Amy is a teenager, a “bad girl” who’s just returned home after some shadowy shenanigans to her adoptive parents who are willing to give her “one last chance.” They’re pretty sure she’s going to hate the new home they’ve bought in rural Australia and they’re right; she’s out the door and doing a runner almost immediately. But then she meets a local girl named Chloe who makes life a little more bearable, and her parents think this friendship is a positive thing.
They’re all wrong on all counts. Chloe isn’t want she seems, and when Amy discovers her secrets she ends up not only fighting for her own life, but to keep intact the very same family that she’s up until now been eschewing. Seems like Chloe is the titular bad girl after all! Oh, teenage irony.
Fin Edquist writes and directs this twisty-turny thriller. There isn’t a lot to distinguish Bad Girl from other oeuvres in the genre but the performances from the two young lead actresses, Sara West and Samara Weaving, are pretty extraordinary. The film’s first half hour is a relationship drama made strong by their chemistry.
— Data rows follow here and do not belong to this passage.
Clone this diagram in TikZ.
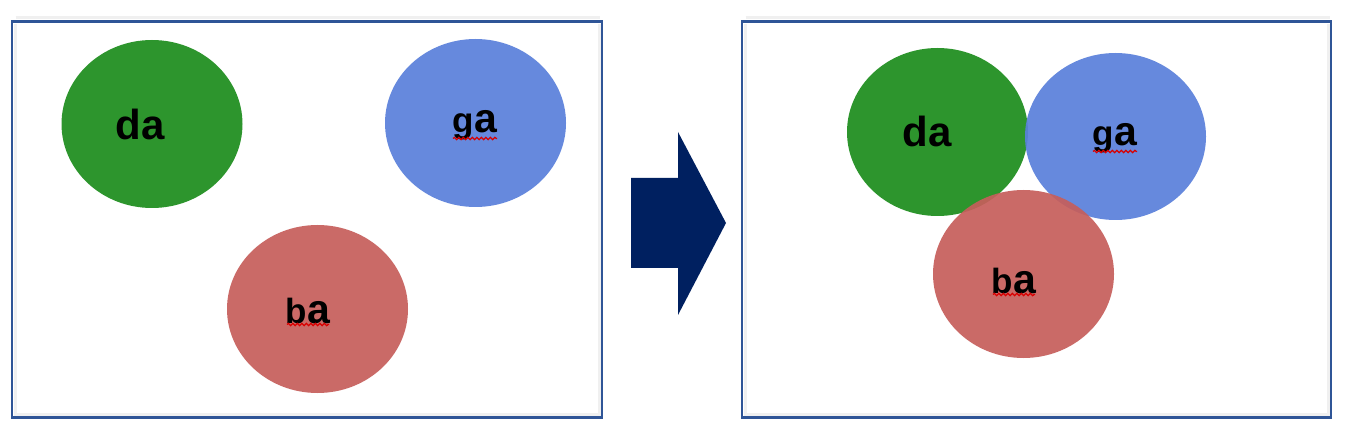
\documentclass[tikz,border=0pt]{standalone}
\usepackage{fontspec}
\setmainfont{Liberation Sans}
\usetikzlibrary{decorations.pathmorphing}
\definecolor{framec}{HTML}{2F5597}
\definecolor{gfill}{RGB}{28,141,28}
\definecolor{bfill}{RGB}{90,128,219}
\definecolor{rfill}{RGB}{198,94,91}
\definecolor{arrowc}{HTML}{002060}
\definecolor{shadowc}{HTML}{F0F0F0}
\tikzset{
  frame/.style={draw=framec, line width=2.3pt},
  shadowline/.style={draw=shadowc, line width=3pt},
  blob/.style={fill opacity=0.92, draw=none},
  lbl/.style={font=\bfseries, text=black, inner sep=0pt},
  wavy/.style={draw=red!85!black, line width=1.2pt, decorate, decoration={snake, amplitude=1.2pt, segment length=4.5pt}}
}
\newcommand{\bigda}{\fontsize{42}{48}\selectfont da}
\newcommand{\smallga}{{\fontsize{35}{40}\selectfont g}{\fontsize{41}{46}\selectfont a}}
\newcommand{\smallba}{{\fontsize{35}{40}\selectfont b}{\fontsize{41}{46}\selectfont a}}
\begin{document}
\begin{tikzpicture}[x=1pt,y=-1pt]
\useasboundingbox (0,0) rectangle (1348,435);
\fill[white] (0,0) rectangle (1348,435);
% shadows
\draw[shadowline] (15.5,18) -- (600,18);
\draw[shadowline] (15.5,24) -- (15.5,414.5) -- (599,414.5) -- (599,24);
\draw[shadowline] (745.5,18) -- (1330,18);
\draw[shadowline] (745.5,24) -- (745.5,414.5) -- (1328,414.5) -- (1328,24);
% frames
\node[frame, minimum width=590pt, minimum height=396pt, inner sep=0pt] (lf) at (307,219.5) {};
\node[frame, minimum width=589pt, minimum height=396pt, inner sep=0pt] (rf) at (1036.5,219.5) {};
% left blobs
\fill[gfill, blob] (152,124) ellipse [x radius=90.5, y radius=84];
\fill[bfill, blob] (475.5,123) ellipse [x radius=90.5, y radius=84];
\fill[rfill, blob] (317.5,309) ellipse [x radius=90.5, y radius=84];
\node[lbl] (da1) at (140,124) {\bigda};
\node[lbl] (ga1) at (475,125) {\smallga};
\node[lbl] (ba1) at (308,311) {\smallba};
\draw[wavy] (453,138.5) -- (497,138.5);
\draw[wavy] (287,324.5) -- (329,324.5);
% arrow
\fill[arrowc] (631,178) -- (678,178) -- (678,132) -- (726,223) -- (678,315) -- (678,268) -- (631,268) -- cycle;
% right blobs
\fill[gfill, blob] (937.5,132) ellipse [x radius=90.5, y radius=84];
\fill[bfill, blob] (1115.5,136.5) ellipse [x radius=90.5, y radius=83.5];
\fill[rfill, blob] (1023.5,274) ellipse [x radius=90.5, y radius=84];
\node[lbl] (da2) at (927,131) {\bigda};
\node[lbl] (ga2) at (1115,138) {\smallga};
\node[lbl] (ba2) at (1014,281) {\smallba};
\draw[wavy] (1093,151.5) -- (1137,151.5);
\draw[wavy] (993,294.5) -- (1035,294.5);
\end{tikzpicture}
\end{document}
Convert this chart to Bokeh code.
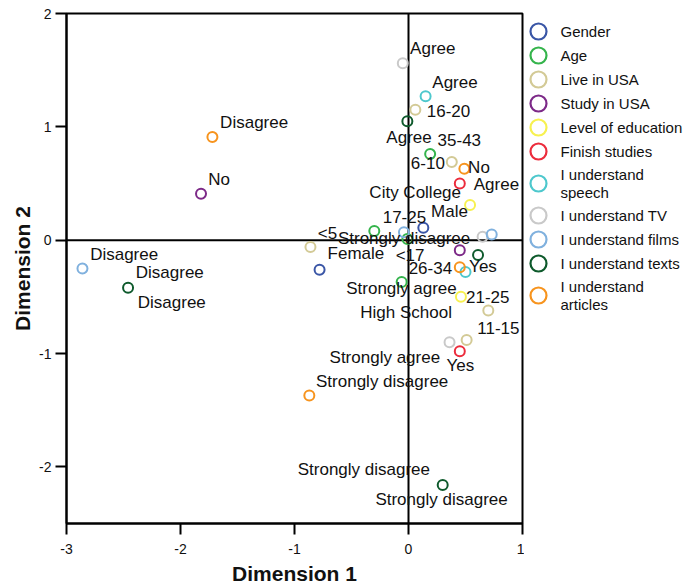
from bokeh.plotting import figure
from bokeh.models import Range1d, Span, FixedTicker, ColumnDataSource
from bokeh.layouts import row
from bokeh.embed import file_html
from bokeh.resources import INLINE
from bokeh.core.properties import value

# ---------------- data ----------------
categories = ["Gender", "Age", "Live in USA", "Study in USA", "Level of education",
              "Finish studies", "I understand\nspeech", "I understand TV",
              "I understand films", "I understand texts", "I understand\narticles"]
colors = ["#3a56a6", "#35b44c", "#d3ca96", "#7d2a88", "#f7f150", "#ec2c3c",
          "#4ec8cd", "#c9c9c9", "#80b1de", "#0e5a2c", "#f7941e"]

gender_x = [0.13, -0.78]
gender_y = [0.11, -0.26]
gender_lab = ["Male", "Female"]

age_x = [-0.30, 0.19, -0.06, -0.01]
age_y = [0.08, 0.76, -0.37, 0.01]
age_lab = ["17-25", "35-43", "26-34", "<17"]

live_x = [0.06, 0.38, -0.86, 0.70, 0.51]
live_y = [1.15, 0.69, -0.06, -0.62, -0.88]
live_lab = ["16-20", "6-10", "<5", "21-25", "11-15"]

study_x = [-1.82, 0.45]
study_y = [0.41, -0.09]
study_lab = ["No", "Yes"]

edu_x = [0.54, 0.46]
edu_y = [0.31, -0.50]
edu_lab = ["City College", "High School"]

finish_x = [0.45, 0.45]
finish_y = [0.50, -0.98]
finish_lab = ["No", "Yes"]

speech_x = [0.15, 0.50]
speech_y = [1.27, -0.28]
speech_lab = ["Agree", "Strongly agree"]

tv_x = [-0.05, 0.65, 0.36]
tv_y = [1.56, 0.03, -0.90]
tv_lab = ["Agree", "", "Strongly agree"]

films_x = [-2.86, -0.04, 0.73]
films_y = [-0.25, 0.07, 0.05]
films_lab = ["Disagree", "Strongly disagree", ""]

texts_x = [-0.01, -2.46, 0.61, 0.30]
texts_y = [1.05, -0.42, -0.13, -2.16]
texts_lab = ["Agree", "Disagree", "", "Strongly disagree"]

articles_x = [-1.72, 0.49, 0.45, -0.87]
articles_y = [0.91, 0.63, -0.24, -1.37]
articles_lab = ["Disagree", "Agree", "", "Strongly disagree"]

series_x = [gender_x, age_x, live_x, study_x, edu_x, finish_x, speech_x, tv_x, films_x, texts_x, articles_x]
series_y = [gender_y, age_y, live_y, study_y, edu_y, finish_y, speech_y, tv_y, films_y, texts_y, articles_y]
series_lab = [gender_lab, age_lab, live_lab, study_lab, edu_lab, finish_lab, speech_lab, tv_lab, films_lab, texts_lab, articles_lab]

# extra labels attached to an existing point: (series index, point index, text)
extra_labels = [(9, 1, "Disagree"), (9, 3, "Strongly disagree")]

x_ticks = [-3, -2, -1, 0, 1]
x_tick_labels = ["-3", "-2", "-1", "0", "1"]
y_ticks = [-2, -1, 0, 1, 2]
y_tick_labels = ["-2", "-1", "0", "1", "2"]

# ---------------- label placement (screen px offsets, left-middle anchor) ----------------
label_offsets = [
    [(7.7, -16.2), (8, -16)],
    [(8.4, -14), (7.4, -14.3), (7, -14.3), (-11.7, 16.7)],
    [(11.4, 0.7), (-41, 1), (7.3, -13.4), (-22.3, -13.3), (10.6, -12)],
    [(7.3, -14.3), (9.3, 16.4)],
    [(-100.7, -13), (-100.7, 15.6)],
    [(8.3, -15.6), (-13.3, 14.3)],
    [(6.7, -14), (-119.3, 16.6)],
    [(7.3, -14.7), (0, 0), (-120, 15)],
    [(7.7, -14.4), (-66, 6.6), (0, 0)],
    [(-21, 16.6), (7.7, -15), (0, 0), (-145, -15)],
    [(7.7, -14.4), (9.4, 15.7), (0, 0), (6.7, -14.3)],
]
extra_offsets = [(9.7, 15), (-67.3, 15)]

FW, FH = 456, 510
X0, X1, Y0, Y1 = -3, 1, -2.5, 2
PX = FW / (X1 - X0)
PY = FH / (Y1 - Y0)
FONT = "Liberation Sans"
TOP, LEFT, BOTTOM, RIGHT = 13, 66, 58, 2

p = figure(frame_width=FW, frame_height=FH, x_range=Range1d(X0, X1), y_range=Range1d(Y0, Y1),
           toolbar_location=None, output_backend="svg",
           min_border_left=LEFT, min_border_right=RIGHT, min_border_top=TOP, min_border_bottom=BOTTOM,
           x_axis_label="Dimension 1", y_axis_label="Dimension 2")
p.xgrid.visible = False
p.ygrid.visible = False
p.outline_line_color = "black"
p.outline_line_width = 2
p.background_fill_color = "white"
p.border_fill_color = "white"

p.xaxis.ticker = FixedTicker(ticks=x_ticks)
p.yaxis.ticker = FixedTicker(ticks=y_ticks)
p.xaxis.major_label_overrides = dict(zip(x_ticks, x_tick_labels))
p.yaxis.major_label_overrides = dict(zip(y_ticks, y_tick_labels))
for ax in (p.xaxis[0], p.yaxis[0]):
    ax.axis_line_width = 2
    ax.axis_line_color = "black"
    ax.major_tick_line_width = 2
    ax.major_tick_line_color = "black"
    ax.major_tick_out = 11
    ax.major_tick_in = 0
    ax.minor_tick_line_color = None
    ax.major_label_text_font = FONT
    ax.major_label_text_font_size = "14px"
    ax.major_label_text_color = "#111111"
    ax.axis_label_text_font = FONT
    ax.axis_label_text_font_style = "bold"
    ax.axis_label_text_font_size = "21px"
    ax.axis_label_text_color = "#111111"
p.xaxis.major_label_standoff = 9
p.xaxis.axis_label_standoff = 5
p.yaxis.major_label_standoff = 4
p.yaxis.axis_label_standoff = 2

p.add_layout(Span(location=0, dimension="height", line_color="black", line_width=2, level="underlay"))
p.add_layout(Span(location=0, dimension="width", line_color="black", line_width=2, level="underlay"))

lx, ly, lt = [], [], []
for i in range(len(categories)):
    src = ColumnDataSource(dict(x=series_x[i], y=series_y[i]))
    p.scatter("x", "y", source=src, size=10, line_width=2, line_color=colors[i], fill_color=None)
    for j, lab in enumerate(series_lab[i]):
        if lab:
            dx, dy = label_offsets[i][j]
            lx.append(series_x[i][j] + dx / PX)
            ly.append(series_y[i][j] - dy / PY)
            lt.append(lab)
for (i, j, lab), (dx, dy) in zip(extra_labels, extra_offsets):
    lx.append(series_x[i][j] + dx / PX)
    ly.append(series_y[i][j] - dy / PY)
    lt.append(lab)

p.text(x="x", y="y", text="t", source=ColumnDataSource(dict(x=lx, y=ly, t=lt)),
       text_font=value(FONT), text_font_size="17px", text_color="#111111",
       text_align="left", text_baseline="middle")

# ---------------- legend (separate panel, same frame rows as the plot) ----------------
LW = 160
lg = figure(width=LW, frame_height=FH, x_range=Range1d(0, LW), y_range=Range1d(TOP + FH, TOP),
            toolbar_location=None, output_backend="svg",
            min_border_left=0, min_border_right=0, min_border_top=TOP, min_border_bottom=BOTTOM,
            x_axis_location=None, y_axis_location=None)
lg.outline_line_color = None
lg.xgrid.visible = False
lg.ygrid.visible = False

heights = [40 if "\n" in c else 24 for c in categories]
centers = []
cur = 31 - heights[0] / 2
for h in heights:
    centers.append(cur + h / 2)
    cur += h
lsrc = ColumnDataSource(dict(x=[14] * len(categories), tx=[36] * len(categories), y=centers,
                             c=colors, t=categories))
lg.scatter("x", "y", source=lsrc, size=16, line_width=2.2, line_color="c", fill_color=None)
lg.text(x="tx", y="y", text="t", source=lsrc, text_font=value(FONT), text_font_size="15px",
        text_color="#111111", text_align="left", text_baseline="middle", text_line_height=1.1)

layout = row(p, lg)
open("out.html", "w").write(file_html(layout, INLINE))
They bond over their shared yearning for family, for identity.
The film’s visual approach is informed largely by the environment. Whether outside or in, they sky looms large, and often forbidding. The atmosphere of the film responds accordingly. A real sense of dread is cultivated in quieter moments, making the splashes of violence really pop against the austere background. Bad Girl is a genre film that just may surprise you.